Avrupa’da önemli bir gelişme yaşandı. Slovenya, İsrail Başbakanı Binyamin Netanyahu’yu “persona non grata” ilan ederek seyahat yasağı getiren ilk Avrupa ülkesi oldu. Bu karar, yalnızca bir diplomatik hamle değil; aynı zamanda uluslararası hukuk, insan hakları ve barış adına tarihi bir duruş niteliği taşıyor.
Slovenya Cumhurbaşkanı Natasa Pirc Musar, Birleşmiş Milletler Genel Kurulu’nda yaptığı konuşmada şunları vurguladı:
- “Artık hiçbir mazeretimiz kalmadı, Gazze’deki insani trajediyi durdurmalıyız.”
- “Holokost’u, Ruanda’yı, Srebrenitsa’yı durduramadık. Gelecek nesiller için, bu kez tarihin doğru tarafında durmalıyız.”

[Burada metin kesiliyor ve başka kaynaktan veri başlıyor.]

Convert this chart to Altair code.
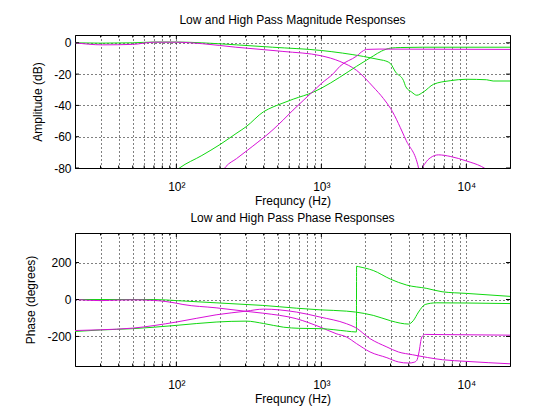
import altair as alt
import pandas as pd

FONT = "Liberation Sans"
GREEN = "#10d810"
MAGENTA = "#d810d8"
W, H = 435, 133

# ---------------- magnitude responses (dB) ----------------
mag_g_lp_f = [20, 30, 50, 70, 100, 150, 260, 460, 1000, 1950, 2540, 2680, 3000, 3250, 3680, 3830, 4200, 4550, 5060, 5940, 7740, 10000, 13800, 15300, 20000]
mag_g_lp_v = [0, -0.2, 0, 0.5, 0.5, 0, -1.3, -2.8, -4.9, -8.7, -10.8, -11.2, -13.3, -18.7, -24, -28.2, -31.5, -33.5, -31.4, -26.5, -24.2, -23.3, -23.6, -24.4, -24.4]

mag_m_lp_f = [20, 31, 50, 70, 100, 152, 257, 464, 543, 1000, 1343, 1750, 2280, 2680, 3000, 3850, 4680, 4750, 4830, 4920, 4990, 5200, 5640, 6420, 7740, 10000, 12700, 15000, 20000]
mag_m_lp_v = [0, -1.3, -1, 0.4, 0.4, -0.6, -2.8, -4.9, -5.5, -8.3, -11.9, -17.6, -28.2, -35.6, -41.9, -62.5, -80, -90, -110, -92, -80, -77, -73.5, -71.6, -72.6, -75.5, -79, -83, -90]

mag_g_hp_f = [90, 105, 150, 200, 258, 303, 400, 464, 543, 640, 880, 1000, 1340, 1750, 2280, 2600, 3000, 3500, 5000, 20000]
mag_g_hp_v = [-85, -80, -72, -65, -58, -53.6, -44, -41, -38.5, -36, -31.5, -29, -22, -15, -8.4, -5.3, -3.4, -3, -2.8, -2.8]

mag_m_hp_f = [190, 220, 260, 337, 464, 543, 638, 877, 1000, 1208, 1343, 1750, 1950, 2050, 2500, 20000]
mag_m_hp_v = [-88, -79, -74, -66, -55.5, -49.5, -43, -31, -26, -19.7, -15, -8.5, -5, -4.2, -4, -4.2]

# ---------------- phase responses (degrees) ----------------
ph_g_lp_f = [20, 70, 100, 188, 303, 395, 672, 980, 1490, 1720, 2280, 3000, 3500, 3990, 4300, 4680, 5200, 6200, 10000, 20000]
ph_g_lp_v = [0, 0, -6, -18, -27, -32, -47, -56, -63, -68, -86, -115, -128, -133, -115, -68, -27, -18, -19, -22]

ph_m_lp_f = [20, 30, 40, 50, 70, 100, 111, 188, 303, 395, 672, 980, 1265, 1490, 1750, 2167, 2830, 3400, 3990, 4350, 4550, 4700, 4930, 5200, 7000, 20000]
ph_m_lp_v = [0, -6, -3, -2, -5, -20, -27, -45, -64, -74, -104, -149, -185, -203, -239, -284, -315, -338, -344, -340, -330, -290, -203, -189, -190, -193]

ph_g_hp_f = [20, 30, 50, 100, 188, 303, 400, 550, 700, 1000, 1490, 1745, 1750, 1800, 2280, 3000, 3880, 5340, 6800, 10000, 20000]
ph_g_hp_v = [-173, -165, -158, -140, -122, -117, -130, -150, -156, -158, -171, -176, 180, 178, 157, 110, 78, 60, 42, 33, 17]

ph_m_hp_f = [20, 30, 50, 100, 188, 303, 400, 672, 980, 1490, 1720, 2167, 2830, 3400, 4250, 6850, 10000, 20000]
ph_m_hp_v = [-168, -164, -155, -122, -83, -63, -52, -68, -95, -131, -152, -212, -257, -284, -299, -326, -335, -348]

# ---------------- axes ticks / grid ----------------
x_grid = [20, 30, 40, 50, 60, 70, 80, 90, 100, 200, 300, 400, 500, 600, 700, 800, 900,
          1000, 2000, 3000, 4000, 5000, 6000, 7000, 8000, 9000, 10000, 20000]
x_major = [100, 1000, 10000]
x_minor = [30, 40, 50, 60, 70, 80, 90, 200, 300, 400, 500, 600, 700, 800, 900,
           2000, 3000, 4000, 5000, 6000, 7000, 8000, 9000]
mag_ticks = [-80, -60, -40, -20, 0]
ph_ticks = [-200, 0, 200]

label_expr = ("datum.value == 100 ? '10\u00b2' : datum.value == 1000 ? '10\u00b3' : "
              "datum.value == 10000 ? '10\u2074' : ''")


def series(f, v, name):
    return pd.DataFrame({"f": f, "v": v, "s": name})


def panel(curves, ydom, yticks, ytitle, title):
    df = pd.concat(curves, ignore_index=True)
    xs = alt.Scale(type="log", domain=[20, 20000], nice=False)
    ys = alt.Scale(domain=ydom, nice=False, zero=False)
    xaxis = alt.Axis(values=x_grid, labelExpr=label_expr, title="Frequncy (Hz)",
                     ticks=False, tickSize=0, domain=False, grid=True,
                     gridDash=[1, 3], gridColor="black", gridOpacity=1, gridWidth=1,
                     labelPadding=13, titlePadding=3, labelFlush=False, labelOverlap=False,
                     labelFont=FONT, titleFont=FONT, labelFontSize=12, titleFontSize=12,
                     titleFontWeight="normal", labelColor="black", titleColor="black")
    yaxis = alt.Axis(values=yticks, labelExpr="datum.value + ''", title=ytitle,
                     ticks=False, tickSize=0, domain=False,
                     grid=True, gridDash=[1, 3], gridColor="black", gridOpacity=1,
                     gridWidth=1, labelPadding=4, titlePadding=9, labelFlush=False,
                     labelFont=FONT, titleFont=FONT, labelFontSize=12, titleFontSize=12,
                     titleFontWeight="normal", labelColor="black", titleColor="black")
    lines = alt.Chart(df).mark_line(clip=True, strokeWidth=1, interpolate="monotone").encode(
        x=alt.X("f:Q", scale=xs, axis=xaxis),
        y=alt.Y("v:Q", scale=ys, axis=yaxis),
        color=alt.Color("s:N", scale=alt.Scale(domain=["g_lp", "m_lp", "g_hp", "m_hp"],
                                                 range=[GREEN, MAGENTA, GREEN, MAGENTA]),
                        legend=None),
        detail="s:N",
    )
    xt_major = pd.DataFrame({"f": x_major})
    xt_minor = pd.DataFrame({"f": x_minor})
    yt = pd.DataFrame({"v": yticks})
    layers = [lines]
    for data, ln in ((xt_major, 4), (xt_minor, 2.5)):
        base = alt.Chart(data).mark_rule(color="black", strokeWidth=1)
        layers.append(base.encode(x=alt.X("f:Q", scale=xs, axis=xaxis),
                                  y=alt.value(H), y2=alt.value(H - ln)))
        layers.append(base.encode(x=alt.X("f:Q", scale=xs, axis=xaxis),
                                  y=alt.value(0), y2=alt.value(ln)))
    ybase = alt.Chart(yt).mark_rule(color="black", strokeWidth=1)
    layers.append(ybase.encode(y=alt.Y("v:Q", scale=ys, axis=yaxis),
                               x=alt.value(0), x2=alt.value(4)))
    layers.append(ybase.encode(y=alt.Y("v:Q", scale=ys, axis=yaxis),
                               x=alt.value(W - 4), x2=alt.value(W)))
    return alt.layer(*layers).properties(
        width=W, height=H,
        title=alt.TitleParams(title, font=FONT, fontSize=12, fontWeight="normal",
                              color="black", anchor="middle", baseline="bottom",
                              offset=-4),
    )


top = panel([series(mag_g_lp_f, mag_g_lp_v, "g_lp"), series(mag_m_lp_f, mag_m_lp_v, "m_lp"),
             series(mag_g_hp_f, mag_g_hp_v, "g_hp"), series(mag_m_hp_f, mag_m_hp_v, "m_hp")],
            [-80, 5], mag_ticks, "Amplitude (dB)", "Low and High Pass Magnitude Responses")
bottom = panel([series(ph_g_lp_f, ph_g_lp_v, "g_lp"), series(ph_m_lp_f, ph_m_lp_v, "m_lp"),
                series(ph_g_hp_f, ph_g_hp_v, "g_hp"), series(ph_m_hp_f, ph_m_hp_v, "m_hp")],
               [-360, 360], ph_ticks, "Phase (degrees)", "Low and High Pass Phase Responses")

chart = alt.vconcat(top, bottom, spacing=4).properties(
    padding={"left": 16, "top": 5, "right": 5, "bottom": 5},
    background="white",
).configure_view(stroke="black", strokeWidth=1)

chart.save("out.html", embed_options={"renderer": "svg", "actions": False})
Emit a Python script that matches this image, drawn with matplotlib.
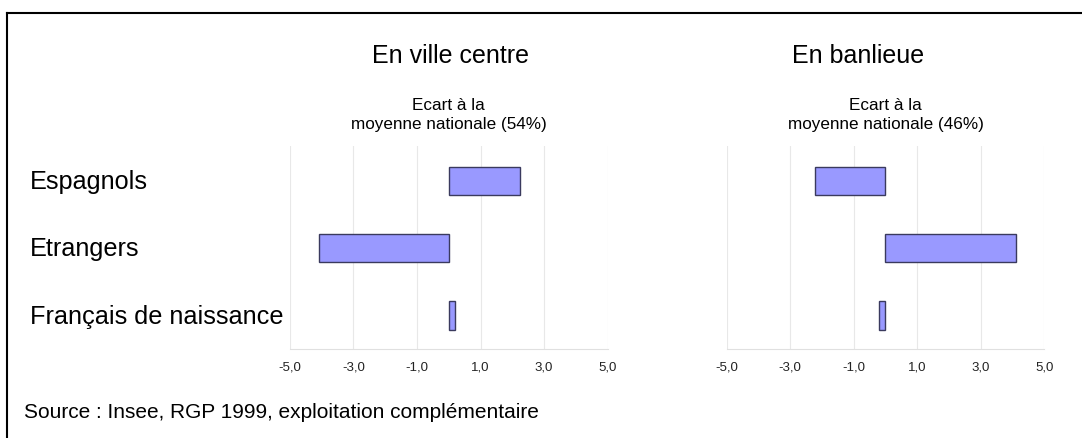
import matplotlib.pyplot as plt
from matplotlib.lines import Line2D

plt.rcParams["font.family"] = ["Liberation Sans", "DejaVu Sans"]

categories = ["Espagnols", "Etrangers", "Français de naissance"]
ville_centre = [2.23, -4.09, 0.2]
banlieue = [-2.22, 4.12, -0.19]
ticks = [-5, -3, -1, 1, 3, 5]
tick_labels = ["-5,0", "-3,0", "-1,0", "1,0", "3,0", "5,0"]

# title, subtitle, values, axes left, title x (px)
panels = [
    ("En ville centre", "Ecart à la\nmoyenne nationale (54%)", ville_centre, 0.268, 451),
    ("En banlieue", "Ecart à la\nmoyenne nationale (46%)", banlieue, 0.6716, 858),
]

W, H = 1082, 439
fig = plt.figure(figsize=(W / 100, H / 100), dpi=100)

for title, subtitle, values, left, tx in panels:
    ax = fig.add_axes([left, 0.2027, 0.2935, 0.4624])
    ax.barh(range(len(categories)), values, height=0.42,
            color="#9999ff", edgecolor="#3a3a5e", linewidth=1, zorder=3)
    ax.set_xlim(-5, 5)
    ax.set_ylim(2.5, -0.52)
    ax.set_xticks(ticks)
    ax.set_xticklabels(tick_labels, fontsize=9.5, color="#222222")
    ax.set_yticks([])
    ax.tick_params(axis="x", length=0, pad=8)
    ax.grid(axis="x", color="#e8e8e8", linewidth=0.8, zorder=0)
    for side in ["top", "right", "left"]:
        ax.spines[side].set_visible(False)
    ax.spines["bottom"].set_color("#e0e0e0")
    cx = left + 0.2935 / 2
    fig.text(tx / W, 1 - 56 / H, title, ha="center", va="center", fontsize=18)
    fig.text(cx, 1 - 115 / H, subtitle, ha="center", va="center", fontsize=12.3,
             linespacing=1.35)

for i, name in enumerate(categories):
    fig.text(30 / W, 1 - (182 + i * 67.3) / H, name, ha="left", va="center",
             fontsize=18.2)

fig.text(24 / W, 1 - 413 / H, "Source : Insee, RGP 1999, exploitation complémentaire",
         ha="left", va="center", fontsize=15)

# frame: top and left lines only
fig.add_artist(Line2D([7 / W, 1], [1 - 13.5 / H, 1 - 13.5 / H],
                      transform=fig.transFigure, color="black", linewidth=1.5))
fig.add_artist(Line2D([7 / W, 7 / W], [0, 1 - 13.5 / H],
                      transform=fig.transFigure, color="black", linewidth=1.5))

fig.savefig("out.png", dpi=100)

Hukukun ve İnsan Haklarının Önemi
Slovenya’nın aldığı bu karar, uluslararası hukukun işlerliğini, insan hakları kurumlarının bağımsızlığını ve insan onurunun korunmasını gündemin merkezine taşıdı. Cumhurbaşkanı Musar’ın ifadeleri, adaletin yalnızca güçlü olanın değil, herkesin hakkı olduğuna dair evrensel bir çağrı niteliğinde.
Küresel Sorumluluk
Bugünün dünyasında teknoloji, ekonomi ve diplomasi iç içe geçmiş durumda. Ancak kalıcı barış ve güvenlik olmadan, hiçbir küresel ilerleme sürdürülebilir değil. Slovenya’nın attığı bu adım, uluslararası toplumun adalet, barış ve insan onuru için kolektif sorumluluğunu yeniden hatırlatıyor.
Gelecek Nesiller İçin
Gündeş çatışmaların ortasında alınan bu tür kararlar, yalnızca bugünün değil, gelecek nesillerin de güvenliği ve barışı için kritik öneme sahip. İnsanlık olarak tarihin doğru tarafında durmak, hem ahlaki hem de küresel bir zorunluluk haline geliyor.